The new roadmap leads us nowhere. It in fact takes us back to familiar ground. It contains absolutely no new funding for mental health. It leaves the responsibility on the shoulders of Commonwealth/States limiting the quality of care provided to where a person resides. It offers no strategy to young people with mental illnesses like schizophrenia- even though 75% of mental illnesses manifest by the age of 25 years.
Mental health minister Mark Butler defended the government’s previous record on mental health issues. His spokesman is reported to have said, “Australia’s $2.2 billion national mental health reform plan is progressing on time and represents the biggest investment ever by an Australian federal government.” He also makes more promising claims by saying, “The government’s $2.2 billion national mental health reform plan has seen new services being rolled out like our $550 million Partners in Recovery program, 90 headspace youth mental health centres, free online face-to-face counselling services and we’ve doubled the size of the Access to Allied Psychological Services program.”

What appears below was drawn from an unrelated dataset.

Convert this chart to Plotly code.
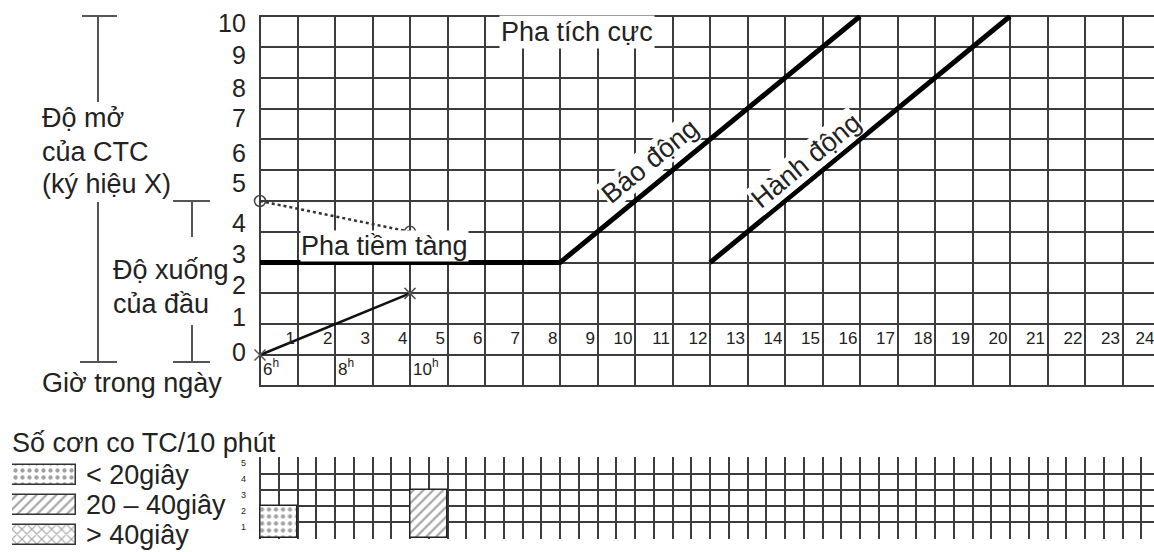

But we should not let hopes soar as Sebastian Rosenberg, a senior lecturer at the Brain and Mind Research Institute, University of Sydney said, “The roadmap takes us back to familiar, depressing sights. It offers a gestural national vision, and then makes it clear everybody can go back to normal, doing things to their own timeframes and priorities. It offers no new incentives or sanctions to do things differently in mental health yet the last thing we can afford is more of the same. Too many lives lost, lives wasted.”